While tracking the number of positive tests is useful, what matters more is the total number of people who are infected—and we can only know this number by testing more people. As more people are tested, the percent positive will go down.
What should I do if I’m in a place with a high percent positive?
Since this means that the level of coronavirus transmission in your area is likely still high, you should be very careful about wearing masks, washing your hands, maintaining physical distance, and avoiding situations that may put you at risk for getting infected or infecting others (which you could do if you’re infected but don’t know it). You should also consider getting tested if you have any symptoms, or if you have not been distancing and are likely to be in contact with people who are at risk of getting very sick if they develop COVID-19.

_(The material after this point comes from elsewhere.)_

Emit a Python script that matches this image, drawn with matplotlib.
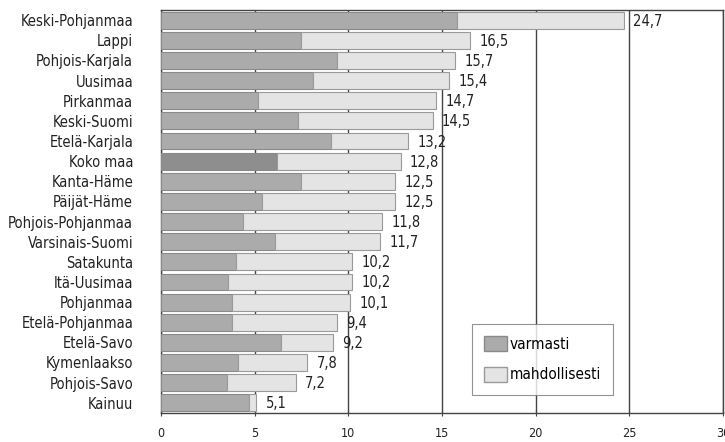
import matplotlib
matplotlib.use("Agg")
import matplotlib.pyplot as plt
from matplotlib.patches import Patch

regions = ["Keski-Pohjanmaa", "Lappi", "Pohjois-Karjala", "Uusimaa", "Pirkanmaa",
           "Keski-Suomi", "Etelä-Karjala", "Koko maa", "Kanta-Häme", "Päijät-Häme",
           "Pohjois-Pohjanmaa", "Varsinais-Suomi", "Satakunta", "Itä-Uusimaa",
           "Pohjanmaa", "Etelä-Pohjanmaa", "Etelä-Savo", "Kymenlaakso",
           "Pohjois-Savo", "Kainuu"]
varmasti = [15.8, 7.5, 9.4, 8.1, 5.2, 7.3, 9.1, 6.2, 7.5, 5.4,
            4.4, 6.1, 4.0, 3.6, 3.8, 3.8, 6.4, 4.1, 3.5, 4.7]
total = [24.7, 16.5, 15.7, 15.4, 14.7, 14.5, 13.2, 12.8, 12.5, 12.5,
         11.8, 11.7, 10.2, 10.2, 10.1, 9.4, 9.2, 7.8, 7.2, 5.1]
mahdollisesti = [round(t - v, 1) for t, v in zip(total, varmasti)]
xticks = [0, 5, 10, 15, 20, 25, 30]

FONT = ["DejaVu Sans"]
STRETCH = "condensed"

fig = plt.figure(figsize=(7.25, 4.42), dpi=100)
ax = fig.add_axes([0.222, 0.066, 0.775, 0.911])

n = len(regions)
ypos = list(range(n))
dark_cols = ["#8e8e8e" if r == "Koko maa" else "#ababab" for r in regions]
ax.barh(ypos, varmasti, height=0.84, color=dark_cols, edgecolor="#8a8a8a",
        linewidth=0.8, zorder=3)
ax.barh(ypos, mahdollisesti, left=varmasti, height=0.84, color="#e4e4e4",
        edgecolor="#9a9a9a", linewidth=0.8, zorder=3)

for y, t in zip(ypos, total):
    ax.text(t + 0.5, y + 0.05, f"{t:.1f}".replace(".", ","), va="center", ha="left",
            fontsize=10.5, family=FONT, stretch=STRETCH, color="#222222", zorder=5)

ax.set_ylim(n - 0.5, -0.5)
ax.set_xlim(0, 30)
ax.set_yticks(ypos)
ax.set_yticklabels(regions, family=FONT, stretch=STRETCH, fontsize=10.5, color="#222222")
ax.set_xticks(xticks)
ax.set_xticklabels([str(x) for x in xticks], family=FONT, stretch=STRETCH, fontsize=9, color="#222222")
ax.tick_params(axis="y", length=0, pad=20)
ax.tick_params(axis="x", length=5, direction="inout", pad=8, color="#444444")
ax.xaxis.grid(True, color="#444444", linewidth=1.0, zorder=0)
ax.set_axisbelow(True)
for s in ax.spines.values():
    s.set_color("#444444")
    s.set_linewidth(1.0)

handles = [Patch(facecolor="#ababab", edgecolor="#8a8a8a", label="varmasti"),
           Patch(facecolor="#e4e4e4", edgecolor="#9a9a9a", label="mahdollisesti")]
leg = ax.legend(handles=handles, loc="lower left", bbox_to_anchor=(0.553, 0.045),
                frameon=True, fancybox=False, edgecolor="#777777",
                prop={"family": FONT, "stretch": STRETCH, "size": 11}, handlelength=1.5,
                handleheight=1.1, handletextpad=0.2, labelspacing=1.0,
                borderpad=0.8, borderaxespad=0)
leg.get_frame().set_linewidth(0.8)
leg.set_zorder(6)

fig.savefig("out.png", dpi=100)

If I’m in a place with a low percent positive, does this mean I’m immune?
No. All this means is that coronavirus transmission, relative to testing, is low in your setting at the moment. This usually means that the risk of getting COVID-19 in your area is lower at this time, but it’s important to remember that coronavirus transmission can increase again at any time. Also, a lower percent positive does not mean there is herd immunity. We all need to keep our guard up if we want to keep transmission levels low—which is what needs to happen if we want to get back to our normal activities again.
David Dowdy is an associate professor and Gypsyamber D’Souza is a professor in Epidemiology at the Bloomberg School.